Garcia’s classmate Javier Caras said the conference gave him a chance to think more about his future education and career. “I wanted to be a soccer player, but I thought about it and decided there aren’t many chances of that, so I want to be an engineer instead,” he said.
Fife senior Edith Silva, whose parents came here from Mexico, said she was glad to share her story with the younger students. “My dad only got a third-grade education and he’s still learning how to read, and my mom got pregnant at a really young age,” she said. “They migrated here and it was tough because I was young and I had to learn English and Spanish. I’ve always been the translator in the family, so that puts a lot of pressure on me because I’m the first one to graduate out of my whole family. That pushes me to not drop out of school and keep pushing on my education. Them not being able to go to school and further their education pushes me to do what they couldn’t accomplish.” Silva is currently in a Certified Nursing Assistant program and plans to become a Registered Nurse.
For Fife senior Dyanee Heredia, “One of the highlights was us telling the kids our stories and for them not to make the same mistakes as us. To keep moving forward and try their hardest in school.” Heredia talked about her own “failure to success” story in how she made a turnaround in her commitment to her studies once she entered high school.
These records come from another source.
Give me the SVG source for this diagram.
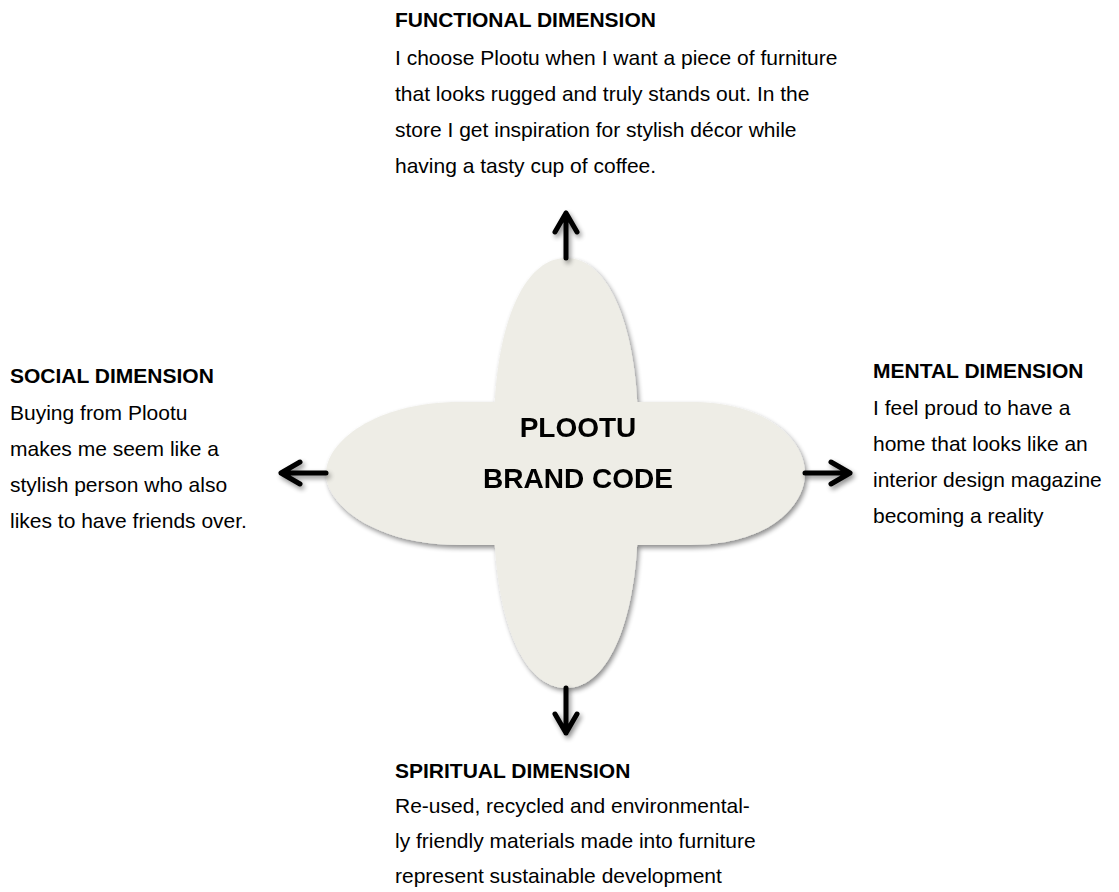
<svg xmlns="http://www.w3.org/2000/svg" width="1119" height="892" viewBox="0 0 1119 892">
<defs>
<filter id="sh" x="-20%" y="-20%" width="140%" height="140%">
<feGaussianBlur in="SourceAlpha" stdDeviation="2.5"/>
<feOffset dx="2" dy="3" result="b"/>
<feComponentTransfer><feFuncA type="linear" slope="0.45"/></feComponentTransfer>
<feMerge><feMergeNode/><feMergeNode in="SourceGraphic"/></feMerge>
</filter>
</defs>
<style>
.t{font-family:"Liberation Sans",Arial,sans-serif;font-size:21px;fill:#000}
.h{font-weight:bold}
.c{font-family:"Liberation Sans",Arial,sans-serif;font-size:28px;font-weight:bold;fill:#000;text-anchor:middle}
.shape{fill:#EEEDE6}
.arr{fill:none;stroke:#000;stroke-width:5;stroke-linecap:round;stroke-linejoin:round}
</style>
<g id="center" filter="url(#sh)">
<path class="shape" d="M494,430 C494,330 522,258 566,258 C610,258 638,330 638,430 L638,516 C638,616 610,688 566,688 C522,688 494,616 494,516 Z"/>
<path class="shape" d="M460,402 L690,402 C770,402 805,442 805,473.5 C805,505 770,545 690,545 L460,545 C375,545 326,505 326,473.5 C326,442 375,402 460,402 Z"/>
<text class="c" x="578" y="437">PLOOTU</text>
<text class="c" x="578" y="488">BRAND CODE</text>
</g>
<g id="connectors" filter="url(#sh)">
<path class="arr" d="M566,258 L566,213 M555,232 L566,213 L577,232"/>
<path class="arr" d="M566,688 L566,733 M555,714 L566,733 L577,714"/>
<path class="arr" d="M326,473 L281,473 M300,462 L281,473 L300,484"/>
<path class="arr" d="M805,473 L850,473 M831,462 L850,473 L831,484"/>
</g>
<g id="functional">
<text class="t h" x="395" y="27">FUNCTIONAL DIMENSION</text>
<text class="t" x="395" y="65">I choose Plootu when I want a piece of furniture</text>
<text class="t" x="395" y="101">that looks rugged and truly stands out. In the</text>
<text class="t" x="395" y="137">store I get inspiration for stylish décor while</text>
<text class="t" x="395" y="173">having a tasty cup of coffee.</text>
</g>
<g id="social">
<text class="t h" x="10" y="383">SOCIAL DIMENSION</text>
<text class="t" x="10" y="420">Buying from Plootu</text>
<text class="t" x="10" y="456">makes me seem like a</text>
<text class="t" x="10" y="492">stylish person who also</text>
<text class="t" x="10" y="528">likes to have friends over.</text>
</g>
<g id="mental">
<text class="t h" x="873" y="378">MENTAL DIMENSION</text>
<text class="t" x="873" y="415">I feel proud to have a</text>
<text class="t" x="873" y="451">home that looks like an</text>
<text class="t" x="873" y="487">interior design magazine</text>
<text class="t" x="873" y="523">becoming a reality</text>
</g>
<g id="spiritual">
<text class="t h" x="395" y="778">SPIRITUAL DIMENSION</text>
<text class="t" x="395" y="813">Re-used, recycled and environmental-</text>
<text class="t" x="395" y="848">ly friendly materials made into furniture</text>
<text class="t" x="395" y="883">represent sustainable development</text>
</g>
</svg>
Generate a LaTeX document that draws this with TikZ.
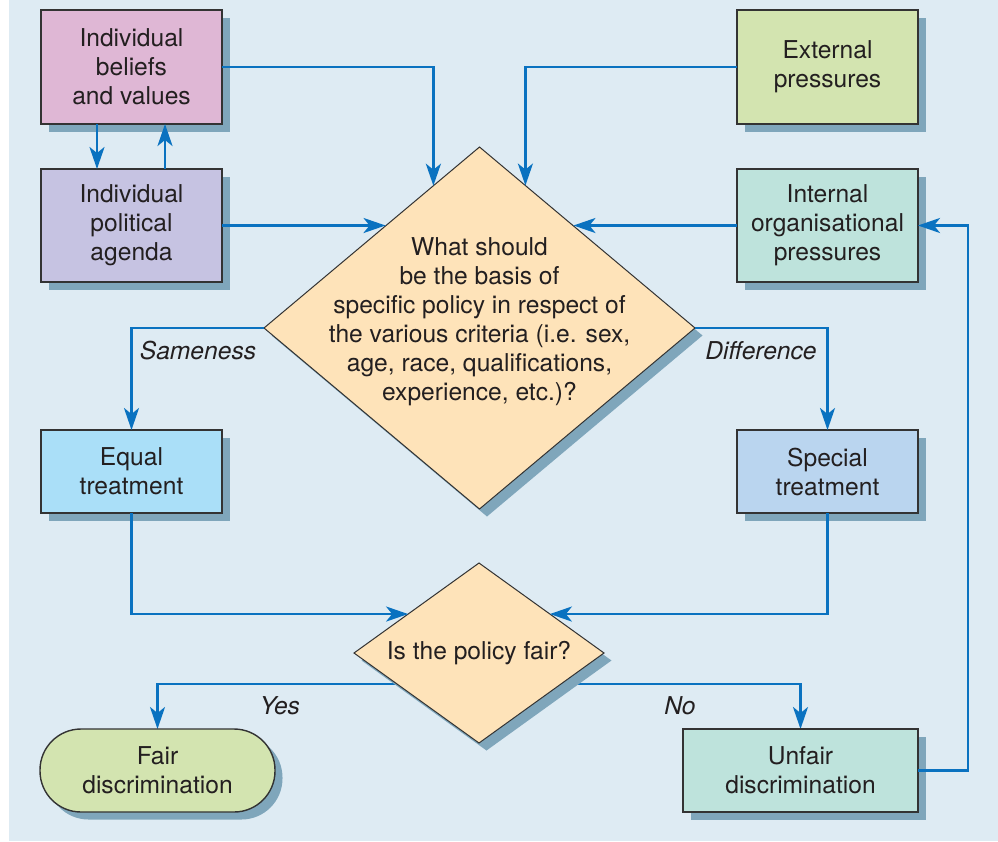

With her older brother having dropped out in his sophomore year and her parents, who came here from Mexico, not graduating either, Heredia wants to make them proud of her efforts to be the first to graduate. “I’ve learned to keep moving forward,” she said. “My parents are always there to support me and my brother is my motivation to keep on going forward. Ms. Lindgren is always here helping me out too.”
The students thanked Fife Superintendent Kevin Alfano and Fife High School Principal Ron Ness for their support of Fife’s Latino students and the ¡La Chispa! conference.
“It was really cool seeing all the mentors because it shows there are people who care about this and especially to Ms. Lindgren, Mr. Alfano and Mr. Ness – that they think it’s important and support us in reaching out to our community,” Tafolla said. With his parents also have moved to the U.S. from Mexico, Tafolla is fully aware of the risks they took and the challenges they faced in a new country just so their children could have what they didn’t have.
“Ever since I was young I knew that I wanted to make them proud. I’m really grateful for my parents and everything they’ve given me. I feel blessed to have the opportunities to not have to worry about what I’m going to eat or if I have clean clothes or a bed to sleep in. They worked hard for me so I’m going to give back to them. I’m going to work hard in school, I’m going to work hard in everything I do – to be the best in every aspect that I can be and control everything that I can control in order to be successful.”